We conclude that the first point made by appellant is entirely without merit.
To determine whether the board had jurisdiction to grant the license, it is, of course, necessary to look into the evidence upon which the order was based. Whether it exceeded its authority can be ascertained in no other way.
As stated in the Stumpf case: "It is only the evidence heard by the board of supervisors upon questions essential to their jurisdiction that can be considered by a court in determining whether the board acquired jurisdiction to make the order creating the sanitary district; and the sufficiency of the evidence to establish the jurisdictional facts is reviewable upon the writ."

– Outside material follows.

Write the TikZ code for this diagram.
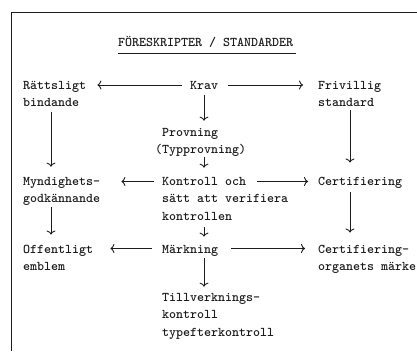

If there were substantial evidence in support of facts authorizing the board to grant the license then, manifestly, the order could not be reviewed in this proceeding. Looking at the record, however, we find that the only rational inference that can be drawn from the testimony of the witnesses before the board is that the place where the said Jacobs was licensed to engage in the liquor business was situated *150 "more than one mile outside the limits of an incorporated city or town and within four miles of a camp or assembly of men numbering twenty-five or more engaged upon and in connection with the construction of a quasi public work, improvement or utility," and that the applicant had not brought himself within the exception to said statute.
It follows, therefore, that the board acted in excess of its authority, in violation of the express provisions of the law, and the court below properly annulled its order.
The judgment is affirmed.
Chipman, P. J., and Hart, J., concurred.